**** Given records
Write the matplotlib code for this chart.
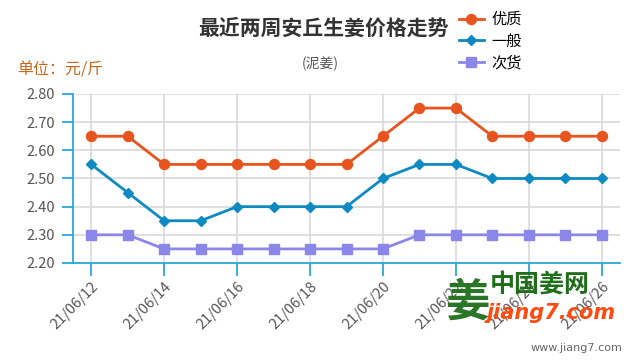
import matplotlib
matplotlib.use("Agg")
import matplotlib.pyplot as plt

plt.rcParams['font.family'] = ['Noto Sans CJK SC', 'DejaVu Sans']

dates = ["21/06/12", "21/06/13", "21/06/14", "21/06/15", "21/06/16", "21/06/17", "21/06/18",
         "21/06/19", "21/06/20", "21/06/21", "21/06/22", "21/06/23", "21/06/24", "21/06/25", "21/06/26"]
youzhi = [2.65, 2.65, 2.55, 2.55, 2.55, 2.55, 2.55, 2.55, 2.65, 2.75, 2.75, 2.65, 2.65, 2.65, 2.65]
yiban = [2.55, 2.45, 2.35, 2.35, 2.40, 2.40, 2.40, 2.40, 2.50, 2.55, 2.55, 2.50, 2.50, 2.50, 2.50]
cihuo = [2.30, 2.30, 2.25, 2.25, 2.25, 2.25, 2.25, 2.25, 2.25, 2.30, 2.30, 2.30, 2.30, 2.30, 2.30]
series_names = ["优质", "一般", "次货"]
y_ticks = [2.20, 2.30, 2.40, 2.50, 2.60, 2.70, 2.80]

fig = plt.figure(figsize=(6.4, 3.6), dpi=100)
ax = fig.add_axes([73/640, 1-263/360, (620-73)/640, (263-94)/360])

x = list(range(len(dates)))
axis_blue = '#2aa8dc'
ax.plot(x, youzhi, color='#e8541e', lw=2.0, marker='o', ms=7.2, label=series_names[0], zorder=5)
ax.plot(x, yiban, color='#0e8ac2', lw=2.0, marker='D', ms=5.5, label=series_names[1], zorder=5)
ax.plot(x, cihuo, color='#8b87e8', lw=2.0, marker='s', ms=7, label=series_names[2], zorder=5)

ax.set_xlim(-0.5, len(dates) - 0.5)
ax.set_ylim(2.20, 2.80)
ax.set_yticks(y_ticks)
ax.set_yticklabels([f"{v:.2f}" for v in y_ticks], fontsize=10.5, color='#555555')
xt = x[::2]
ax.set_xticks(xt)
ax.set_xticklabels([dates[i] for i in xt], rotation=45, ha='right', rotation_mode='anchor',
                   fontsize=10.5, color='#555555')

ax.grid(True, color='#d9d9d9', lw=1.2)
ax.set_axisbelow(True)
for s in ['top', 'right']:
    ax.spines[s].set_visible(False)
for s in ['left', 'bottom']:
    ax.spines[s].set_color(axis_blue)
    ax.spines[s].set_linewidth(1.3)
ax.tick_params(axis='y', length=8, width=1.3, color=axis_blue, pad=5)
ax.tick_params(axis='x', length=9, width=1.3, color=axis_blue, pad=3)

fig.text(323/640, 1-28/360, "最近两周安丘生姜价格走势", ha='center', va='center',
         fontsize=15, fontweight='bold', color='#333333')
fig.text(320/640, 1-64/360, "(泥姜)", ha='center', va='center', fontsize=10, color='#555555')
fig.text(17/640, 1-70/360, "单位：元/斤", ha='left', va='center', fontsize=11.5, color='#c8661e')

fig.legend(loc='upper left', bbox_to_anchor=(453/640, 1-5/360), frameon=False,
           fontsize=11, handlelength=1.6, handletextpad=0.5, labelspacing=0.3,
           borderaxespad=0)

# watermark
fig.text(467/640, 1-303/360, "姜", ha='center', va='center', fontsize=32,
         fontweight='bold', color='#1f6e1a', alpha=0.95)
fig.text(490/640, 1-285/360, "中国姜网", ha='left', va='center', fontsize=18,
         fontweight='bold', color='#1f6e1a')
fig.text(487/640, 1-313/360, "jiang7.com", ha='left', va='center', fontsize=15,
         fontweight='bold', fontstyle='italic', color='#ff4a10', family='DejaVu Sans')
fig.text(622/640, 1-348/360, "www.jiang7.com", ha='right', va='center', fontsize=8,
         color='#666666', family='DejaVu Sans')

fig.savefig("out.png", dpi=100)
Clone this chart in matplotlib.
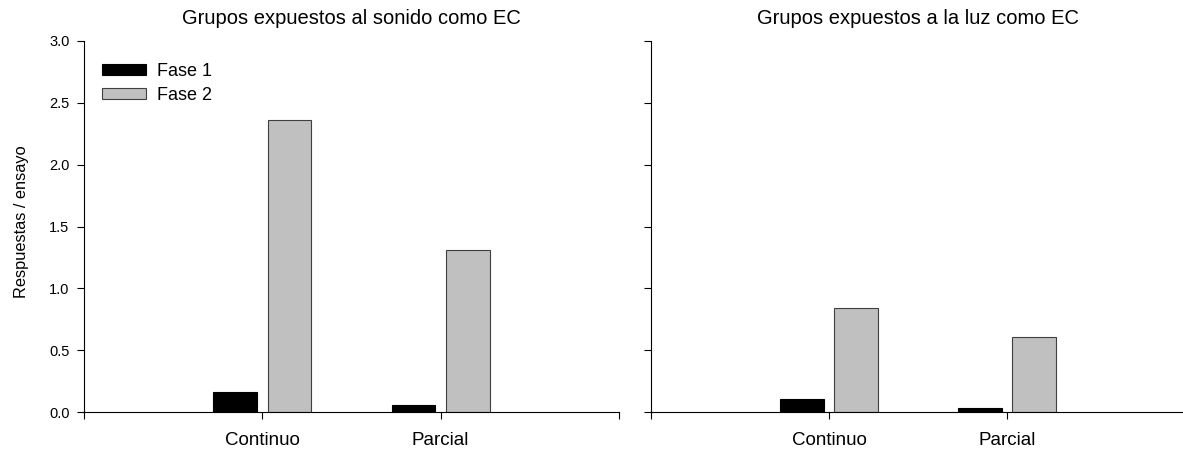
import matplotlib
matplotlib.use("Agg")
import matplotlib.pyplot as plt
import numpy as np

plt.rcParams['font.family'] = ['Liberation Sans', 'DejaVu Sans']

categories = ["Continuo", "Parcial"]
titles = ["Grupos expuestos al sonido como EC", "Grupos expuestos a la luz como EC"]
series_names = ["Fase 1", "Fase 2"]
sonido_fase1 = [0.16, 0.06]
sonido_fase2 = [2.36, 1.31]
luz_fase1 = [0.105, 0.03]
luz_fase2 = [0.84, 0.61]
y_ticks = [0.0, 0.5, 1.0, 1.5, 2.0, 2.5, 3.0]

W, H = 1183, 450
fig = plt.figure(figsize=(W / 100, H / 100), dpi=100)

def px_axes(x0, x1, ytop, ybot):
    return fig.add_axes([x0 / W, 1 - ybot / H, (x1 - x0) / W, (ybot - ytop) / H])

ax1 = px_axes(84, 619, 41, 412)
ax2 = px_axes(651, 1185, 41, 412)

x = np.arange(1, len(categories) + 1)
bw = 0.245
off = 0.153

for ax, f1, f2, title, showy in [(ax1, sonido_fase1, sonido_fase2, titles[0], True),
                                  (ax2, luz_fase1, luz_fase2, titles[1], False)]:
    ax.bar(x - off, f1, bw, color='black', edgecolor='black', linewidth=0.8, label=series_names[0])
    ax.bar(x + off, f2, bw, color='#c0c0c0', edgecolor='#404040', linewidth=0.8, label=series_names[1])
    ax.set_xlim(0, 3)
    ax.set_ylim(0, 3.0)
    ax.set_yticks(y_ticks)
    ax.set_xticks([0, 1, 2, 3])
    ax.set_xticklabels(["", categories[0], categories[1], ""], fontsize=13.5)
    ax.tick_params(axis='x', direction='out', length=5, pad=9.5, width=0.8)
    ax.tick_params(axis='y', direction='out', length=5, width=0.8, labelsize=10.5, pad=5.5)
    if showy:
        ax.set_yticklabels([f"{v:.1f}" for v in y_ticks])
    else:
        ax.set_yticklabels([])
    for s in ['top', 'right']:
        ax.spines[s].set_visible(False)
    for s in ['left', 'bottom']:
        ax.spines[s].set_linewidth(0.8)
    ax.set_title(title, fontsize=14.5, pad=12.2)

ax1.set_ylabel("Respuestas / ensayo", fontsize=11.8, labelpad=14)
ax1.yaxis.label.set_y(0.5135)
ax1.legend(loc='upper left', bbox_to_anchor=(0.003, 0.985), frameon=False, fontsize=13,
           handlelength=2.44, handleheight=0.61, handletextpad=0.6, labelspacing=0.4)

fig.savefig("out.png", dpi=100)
********
Goal of the exercise:
Leave images out of the retyped records; keep all else exact.

Task answer:
Write the matplotlib code for this chart.
import matplotlib
matplotlib.use("Agg")
import matplotlib.pyplot as plt

plt.rcParams['font.family'] = ['Noto Sans CJK SC', 'DejaVu Sans']

dates = ["21/06/12", "21/06/13", "21/06/14", "21/06/15", "21/06/16", "21/06/17", "21/06/18",
         "21/06/19", "21/06/20", "21/06/21", "21/06/22", "21/06/23", "21/06/24", "21/06/25", "21/06/26"]
youzhi = [2.65, 2.65, 2.55, 2.55, 2.55, 2.55, 2.55, 2.55, 2.65, 2.75, 2.75, 2.65, 2.65, 2.65, 2.65]
yiban = [2.55, 2.45, 2.35, 2.35, 2.40, 2.40, 2.40, 2.40, 2.50, 2.55, 2.55, 2.50, 2.50, 2.50, 2.50]
cihuo = [2.30, 2.30, 2.25, 2.25, 2.25, 2.25, 2.25, 2.25, 2.25, 2.30, 2.30, 2.30, 2.30, 2.30, 2.30]
series_names = ["优质", "一般", "次货"]
y_ticks = [2.20, 2.30, 2.40, 2.50, 2.60, 2.70, 2.80]

fig = plt.figure(figsize=(6.4, 3.6), dpi=100)
ax = fig.add_axes([73/640, 1-263/360, (620-73)/640, (263-94)/360])

x = list(range(len(dates)))
axis_blue = '#2aa8dc'
ax.plot(x, youzhi, color='#e8541e', lw=2.0, marker='o', ms=7.2, label=series_names[0], zorder=5)
ax.plot(x, yiban, color='#0e8ac2', lw=2.0, marker='D', ms=5.5, label=series_names[1], zorder=5)
ax.plot(x, cihuo, color='#8b87e8', lw=2.0, marker='s', ms=7, label=series_names[2], zorder=5)

ax.set_xlim(-0.5, len(dates) - 0.5)
ax.set_ylim(2.20, 2.80)
ax.set_yticks(y_ticks)
ax.set_yticklabels([f"{v:.2f}" for v in y_ticks], fontsize=10.5, color='#555555')
xt = x[::2]
ax.set_xticks(xt)
ax.set_xticklabels([dates[i] for i in xt], rotation=45, ha='right', rotation_mode='anchor',
                   fontsize=10.5, color='#555555')

ax.grid(True, color='#d9d9d9', lw=1.2)
ax.set_axisbelow(True)
for s in ['top', 'right']:
    ax.spines[s].set_visible(False)
for s in ['left', 'bottom']:
    ax.spines[s].set_color(axis_blue)
    ax.spines[s].set_linewidth(1.3)
ax.tick_params(axis='y', length=8, width=1.3, color=axis_blue, pad=5)
ax.tick_params(axis='x', length=9, width=1.3, color=axis_blue, pad=3)

fig.text(323/640, 1-28/360, "最近两周安丘生姜价格走势", ha='center', va='center',
         fontsize=15, fontweight='bold', color='#333333')
fig.text(320/640, 1-64/360, "(泥姜)", ha='center', va='center', fontsize=10, color='#555555')
fig.text(17/640, 1-70/360, "单位：元/斤", ha='left', va='center', fontsize=11.5, color='#c8661e')

fig.legend(loc='upper left', bbox_to_anchor=(453/640, 1-5/360), frameon=False,
           fontsize=11, handlelength=1.6, handletextpad=0.5, labelspacing=0.3,
           borderaxespad=0)

# watermark
fig.text(467/640, 1-303/360, "姜", ha='center', va='center', fontsize=32,
         fontweight='bold', color='#1f6e1a', alpha=0.95)
fig.text(490/640, 1-285/360, "中国姜网", ha='left', va='center', fontsize=18,
         fontweight='bold', color='#1f6e1a')
fig.text(487/640, 1-313/360, "jiang7.com", ha='left', va='center', fontsize=15,
         fontweight='bold', fontstyle='italic', color='#ff4a10', family='DejaVu Sans')
fig.text(622/640, 1-348/360, "www.jiang7.com", ha='right', va='center', fontsize=8,
         color='#666666', family='DejaVu Sans')

fig.savefig("out.png", dpi=100)
Clone this chart in matplotlib.
import matplotlib
matplotlib.use("Agg")
import matplotlib.pyplot as plt
import numpy as np

plt.rcParams['font.family'] = ['Liberation Sans', 'DejaVu Sans']

categories = ["Continuo", "Parcial"]
titles = ["Grupos expuestos al sonido como EC", "Grupos expuestos a la luz como EC"]
series_names = ["Fase 1", "Fase 2"]
sonido_fase1 = [0.16, 0.06]
sonido_fase2 = [2.36, 1.31]
luz_fase1 = [0.105, 0.03]
luz_fase2 = [0.84, 0.61]
y_ticks = [0.0, 0.5, 1.0, 1.5, 2.0, 2.5, 3.0]

W, H = 1183, 450
fig = plt.figure(figsize=(W / 100, H / 100), dpi=100)

def px_axes(x0, x1, ytop, ybot):
    return fig.add_axes([x0 / W, 1 - ybot / H, (x1 - x0) / W, (ybot - ytop) / H])

ax1 = px_axes(84, 619, 41, 412)
ax2 = px_axes(651, 1185, 41, 412)

x = np.arange(1, len(categories) + 1)
bw = 0.245
off = 0.153

for ax, f1, f2, title, showy in [(ax1, sonido_fase1, sonido_fase2, titles[0], True),
                                  (ax2, luz_fase1, luz_fase2, titles[1], False)]:
    ax.bar(x - off, f1, bw, color='black', edgecolor='black', linewidth=0.8, label=series_names[0])
    ax.bar(x + off, f2, bw, color='#c0c0c0', edgecolor='#404040', linewidth=0.8, label=series_names[1])
    ax.set_xlim(0, 3)
    ax.set_ylim(0, 3.0)
    ax.set_yticks(y_ticks)
    ax.set_xticks([0, 1, 2, 3])
    ax.set_xticklabels(["", categories[0], categories[1], ""], fontsize=13.5)
    ax.tick_params(axis='x', direction='out', length=5, pad=9.5, width=0.8)
    ax.tick_params(axis='y', direction='out', length=5, width=0.8, labelsize=10.5, pad=5.5)
    if showy:
        ax.set_yticklabels([f"{v:.1f}" for v in y_ticks])
    else:
        ax.set_yticklabels([])
    for s in ['top', 'right']:
        ax.spines[s].set_visible(False)
    for s in ['left', 'bottom']:
        ax.spines[s].set_linewidth(0.8)
    ax.set_title(title, fontsize=14.5, pad=12.2)

ax1.set_ylabel("Respuestas / ensayo", fontsize=11.8, labelpad=14)
ax1.yaxis.label.set_y(0.5135)
ax1.legend(loc='upper left', bbox_to_anchor=(0.003, 0.985), frameon=False, fontsize=13,
           handlelength=2.44, handleheight=0.61, handletextpad=0.6, labelspacing=0.4)

fig.savefig("out.png", dpi=100)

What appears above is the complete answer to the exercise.